## [Description of the task]
Extract every line that includes the string "code".

A block of data:
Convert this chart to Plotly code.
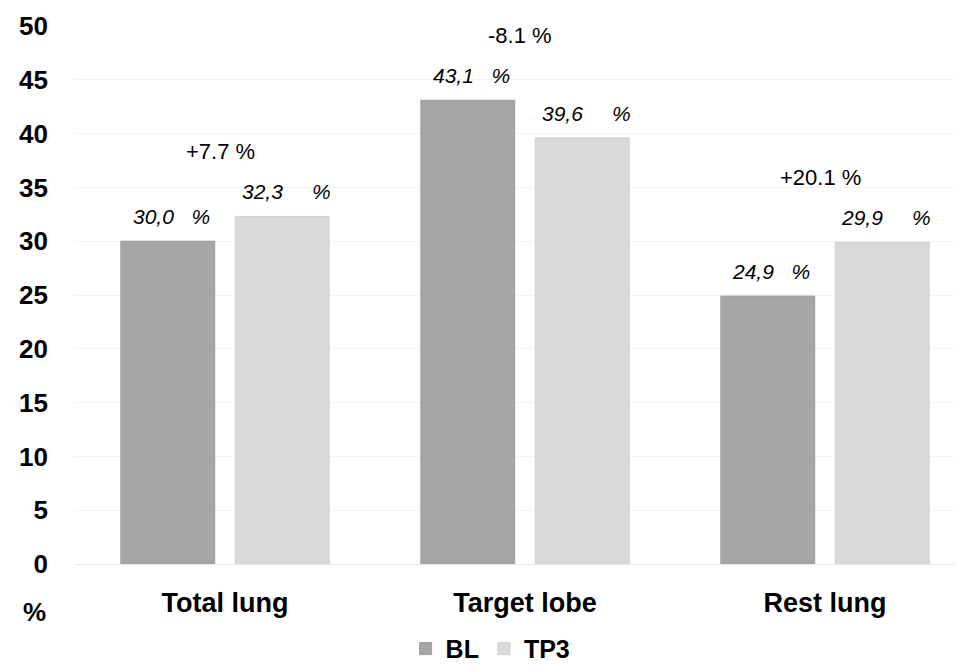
import plotly.graph_objects as go

categories = ["Total lung", "Target lobe", "Rest lung"]
bl_values = [30.0, 43.1, 24.9]
tp3_values = [32.3, 39.6, 29.9]
change_labels = ["+7.7 %", "-8.1 %", "+20.1 %"]
y_ticks = [0, 5, 10, 15, 20, 25, 30, 35, 40, 45, 50]

BL_COLOR = "#a6a6a6"
TP3_COLOR = "#d9d9d9"
FONT = "Liberation Sans, Arial, sans-serif"

fig = go.Figure()
fig.add_trace(go.Bar(name="BL", x=categories, y=bl_values, marker_color=BL_COLOR,
                     marker_line=dict(color="#9c9c9c", width=1)))
fig.add_trace(go.Bar(name="TP3", x=categories, y=tp3_values, marker_color=TP3_COLOR,
                     marker_line=dict(color="#cfcfcf", width=1)))

def fmt(v):
    return f"{v:.1f}".replace(".", ",")

annotations = []
for c, b, t, ch in zip(categories, bl_values, tp3_values, change_labels):
    annotations.append(dict(x=c, y=b, xref="x", yref="y", text=f"<i>{fmt(b)}   %</i>",
                            showarrow=False, xshift=-54, yshift=11, yanchor="bottom",
                            font=dict(family=FONT, size=21, color="#000")))
    annotations.append(dict(x=c, y=t, xref="x", yref="y", text=f"<i>{fmt(t)}     %</i>",
                            showarrow=False, xshift=61, yshift=11, yanchor="bottom",
                            font=dict(family=FONT, size=21, color="#000")))
    annotations.append(dict(x=c, y=max(b, t), xref="x", yref="y", text=ch,
                            showarrow=False, xshift=-5, yshift=65, yanchor="middle",
                            font=dict(family=FONT, size=22, color="#000")))

annotations.append(dict(x=-0.0304, y=-0.09, xref="paper", yref="paper", text="<b>%</b>",
                        showarrow=False, xanchor="right", yanchor="middle",
                        font=dict(family=FONT, size=26, color="#000")))

fig.update_layout(
    width=955, height=658,
    margin=dict(l=67, r=0, t=18, b=102, autoexpand=False),
    paper_bgcolor="white", plot_bgcolor="white",
    barmode="group", bargap=0.237, bargroupgap=0.18,
    font=dict(family=FONT, color="#000"),
    showlegend=True,
    legend=dict(orientation="h", x=0.468, xanchor="center", y=-0.115, yanchor="top",
                font=dict(family=FONT, size=25, color="#000", weight="bold"),
                itemwidth=30, traceorder="normal"),
    annotations=annotations,
)
fig.update_xaxes(range=[-0.5, 2.46], showgrid=False, showline=False, ticks="",
                 automargin=False,
                 tickfont=dict(family=FONT, size=27, color="#000", weight="bold"),
                 ticklabelstandoff=20)
fig.update_yaxes(range=[0, 50], tickvals=y_ticks, showgrid=True, gridcolor="#f4f4f4",
                 gridwidth=1, zeroline=True, zerolinecolor="#e8e8e8", zerolinewidth=1,
                 showline=False, ticks="", automargin=False,
                 tickfont=dict(family=FONT, size=26, color="#000", weight="bold"),
                 ticklabelstandoff=26)

fig.write_html("out.html")
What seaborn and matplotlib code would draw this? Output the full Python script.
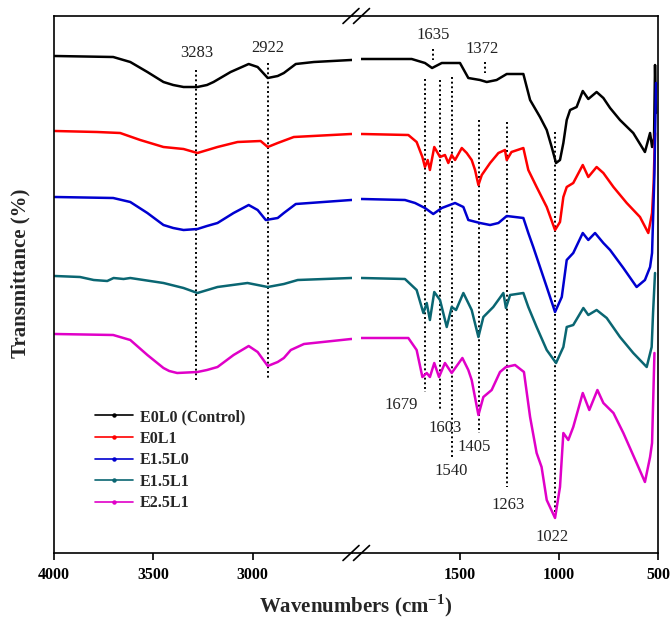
import matplotlib
matplotlib.use("Agg")
import matplotlib.pyplot as plt
from matplotlib.lines import Line2D
import pandas as pd
import seaborn as sns

# ---- spectra (transmittance, arbitrary offset units) ----
samples = ["E0L0 (Control)", "E0L1", "E1.5L0", "E1.5L1", "E2.5L1"]
colors = ["#000000", "#FF0000", "#0000D0", "#0A6672", "#E000C8"]

wn_e0l0 = [3995, 3702, 3616, 3530, 3449, 3400, 3348, 3278, 3230, 3197, 3111, 3020, 2975,
           2924, 2874, 2843, 2783, 2692, 2505,
           1996, 1744, 1677, 1641, 1592, 1500, 1458, 1399, 1365, 1315, 1264, 1180, 1163,
           1146, 1096, 1062, 1037, 1015, 995, 978, 961, 944, 911, 880, 852, 810, 776, 742,
           692, 625, 566, 540, 530, 520, 515, 510]
t_e0l0 = [497, 496, 491, 481, 471, 468, 466, 466, 468, 471, 481, 489, 486,
          475, 477, 480, 489, 491, 493,
          494, 494, 490, 485, 490, 490, 475, 473, 471, 473, 479, 479, 466,
          453, 436, 423, 406, 390, 393, 410, 433, 443, 446, 462, 454, 461, 455, 445,
          433, 420, 401, 420, 406, 415, 488, 440]

wn_e0l1 = [3995, 3783, 3667, 3566, 3449, 3348, 3278, 3177, 3076, 2960, 2924, 2874, 2793, 2505,
           1996, 1761, 1719, 1690, 1677, 1663, 1652, 1630, 1601, 1576, 1559, 1542, 1525,
           1491, 1466, 1441, 1424, 1407, 1390, 1348, 1306, 1273, 1264, 1240, 1180, 1155,
           1113, 1062, 1020, 995, 978, 961, 928, 880, 852, 810, 776, 725, 658, 591, 549,
           530, 522, 515]
t_e0l1 = [422, 421, 420, 413, 406, 404, 400, 406, 411, 412, 406, 410, 416, 419,
          419, 418, 411, 396, 386, 393, 383, 406, 396, 398, 390, 398, 393,
          405, 400, 393, 383, 368, 378, 390, 400, 403, 393, 401, 405, 383,
          366, 346, 323, 331, 356, 366, 370, 388, 376, 386, 380, 366, 350, 336, 320,
          340, 370, 420]

wn_e15l0 = [3995, 3702, 3616, 3530, 3449, 3400, 3348, 3278, 3230, 3177, 3096, 3020, 2975,
            2934, 2874, 2843, 2783, 2505,
            1996, 1778, 1727, 1677, 1635, 1592, 1525, 1483, 1458, 1399, 1348, 1306, 1264,
            1180, 1155, 1130, 1096, 1062, 1020, 986, 961, 928, 880, 852, 818, 776, 742,
            675, 608, 566, 540, 530, 518, 510]
t_e15l0 = [356, 355, 351, 340, 328, 325, 323, 324, 327, 330, 340, 348, 343,
           333, 335, 340, 349, 353,
           354, 353, 350, 345, 339, 345, 350, 346, 333, 330, 328, 330, 337,
           335, 320, 306, 286, 266, 241, 256, 293, 300, 320, 313, 320, 310, 303,
           285, 266, 273, 286, 300, 380, 470]

wn_e15l1 = [3995, 3869, 3800, 3732, 3700, 3650, 3616, 3449, 3348, 3278, 3177, 3026, 2924,
            2843, 2773, 2505,
            1996, 1778, 1719, 1685, 1668, 1652, 1630, 1601, 1567, 1542, 1520, 1483, 1441,
            1407, 1382, 1332, 1281, 1268, 1247, 1180, 1155, 1113, 1062, 1015, 978, 961,
            928, 877, 852, 810, 759, 692, 625, 557, 532, 525, 515]
t_e15l1 = [277, 276, 273, 272, 275, 274, 275, 270, 265, 260, 266, 270, 266,
           269, 273, 275,
           275, 274, 263, 240, 250, 233, 261, 253, 226, 246, 243, 260, 243,
           216, 236, 246, 260, 245, 258, 260, 246, 226, 203, 190, 206, 226,
           228, 245, 238, 243, 235, 216, 200, 186, 206, 240, 280]

wn_e25l1 = [3995, 3702, 3616, 3530, 3449, 3420, 3380, 3278, 3230, 3177, 3096, 3020, 2975,
            2924, 2874, 2843, 2808, 2742, 2505,
            1996, 1761, 1719, 1690, 1668, 1652, 1630, 1606, 1576, 1542, 1488, 1458, 1441,
            1407, 1382, 1340, 1298, 1268, 1222, 1177, 1146, 1113, 1088, 1062, 1020, 995,
            978, 953, 928, 880, 847, 806, 776, 725, 675, 608, 566, 540, 530, 518]
t_e25l1 = [219, 218, 213, 198, 185, 182, 180, 181, 183, 186, 198, 207, 201,
           187, 191, 195, 203, 209, 214,
           215, 215, 203, 176, 180, 176, 190, 176, 190, 180, 195, 183, 173,
           138, 156, 163, 181, 186, 188, 181, 136, 100, 86, 53, 35, 66,
           120, 113, 126, 160, 143, 163, 150, 140, 120, 90, 71, 96, 110, 200]

wn_all = [wn_e0l0, wn_e0l1, wn_e15l0, wn_e15l1, wn_e25l1]
t_all = [t_e0l0, t_e0l1, t_e15l0, t_e15l1, t_e25l1]

# band assignments marked on the plot
peaks = [3283, 2922, 1635, 1372, 1679, 1603, 1540, 1405, 1263, 1022]
peak_labels = ["3283", "2922", "1635", "1372", "1679", "1603", "1540", "1405", "1263", "1022"]

# layout of guide lines (y-span) and label placement (x shift, y)
guide_span = {3283: (483, 171), 2922: (490, 175), 1635: (504, 493), 1372: (491, 480),
              1679: (474, 161), 1603: (473, 143), 1540: (476, 95), 1405: (433, 120),
              1263: (431, 66), 1022: (421, 36)}
label_pos = {3283: (0, 500), 2922: (0, 505), 1635: (0, 518), 1372: (15, 504),
             1679: (120, 148), 1603: (-30, 125), 1540: (5, 82), 1405: (25, 106),
             1263: (-5, 48), 1022: (12, 16)}

frames = [pd.DataFrame({"Wavenumber": w, "Transmittance": t, "Sample": s})
          for s, w, t in zip(samples, wn_all, t_all)]
df = pd.concat(frames, ignore_index=True)
palette = dict(zip(samples, colors))

sns.set_theme(style="white")
plt.rcParams["font.family"] = ["Liberation Serif", "DejaVu Serif"]
plt.rcParams["mathtext.fontset"] = "custom"
plt.rcParams["mathtext.rm"] = "Liberation Serif:bold"
plt.rcParams["mathtext.bf"] = "Liberation Serif:bold"

W, H = 671, 626
fig = plt.figure(figsize=(W / 100, H / 100), dpi=100)
fig.patch.set_facecolor("white")
ax_left = fig.add_axes([54 / W, 73 / H, 298 / W, 537 / H])
ax_right = fig.add_axes([361 / W, 73 / H, 297 / W, 537 / H])

for ax, xlim, ticks in [(ax_left, (4000, 2500), [4000, 3500, 3000]),
                        (ax_right, (2000, 500), [1500, 1000, 500])]:
    sns.lineplot(data=df, x="Wavenumber", y="Transmittance", hue="Sample",
                 palette=palette, estimator=None, sort=True, lw=1.8,
                 legend=False, ax=ax)
    ax.set_xlim(*xlim)
    ax.set_ylim(0, 537)
    ax.set_xticks(ticks)
    ax.set_yticks([])
    ax.set_xlabel("")
    ax.set_ylabel("")
    ax.tick_params(axis="x", direction="out", length=5, width=1.2, pad=5,
                   labelsize=11.5, bottom=True, colors="black")
    for lab in ax.get_xticklabels():
        lab.set_fontweight("bold")
    for sp in ax.spines.values():
        sp.set_color("black")
        sp.set_linewidth(1.2)
    ax.set_facecolor("white")

ax_left.spines["right"].set_visible(False)
ax_right.spines["left"].set_visible(False)

# guide lines and band labels
for p, lab in zip(peaks, peak_labels):
    ax = ax_left if p > 2250 else ax_right
    y0, y1 = guide_span[p]
    ax.plot([p, p], [y0, y1], color="black", lw=1.4, ls=(0, (1, 1.4)), zorder=1)
    dx, ty = label_pos[p]
    ax.text(p + dx, ty, lab, ha="center", va="center", fontsize=12, color="#222222")

# spine continuation across the break and // marks
for yp in (73, 610):
    fig.add_artist(Line2D([352 / W, 361 / W], [yp / H, yp / H], color="black", lw=1.2))
    for cx in (351, 361.5):
        fig.add_artist(Line2D([(cx - 8) / W, (cx + 8) / W],
                              [(yp - 7.5) / H, (yp + 7.5) / H], color="black", lw=1.2))

# legend
handles = [Line2D([], [], color=c, lw=1.2, marker="o", ms=2.2) for c in colors]
ax_left.legend(handles, samples, loc="upper left", bbox_to_anchor=(0.1376, 0.268),
               frameon=False, borderpad=0, borderaxespad=0, handlelength=2.4,
               handletextpad=0.4, labelspacing=0.35,
               prop={"family": "Liberation Serif", "weight": "bold", "size": 11.5})

fig.text(356 / W, 20 / H, r"Wavenumbers (cm$^{\mathbf{-1}}$)", ha="center", va="center",
         fontsize=15, fontweight="bold")
fig.text(20 / W, (626 - 273) / H, "Transmittance (%)", rotation=90, ha="center",
         va="center", fontsize=15, fontweight="bold")

fig.savefig("out.png", dpi=100, facecolor="white")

## [Full answer]
Convert this chart to Plotly code.
What seaborn and matplotlib code would draw this? Output the full Python script.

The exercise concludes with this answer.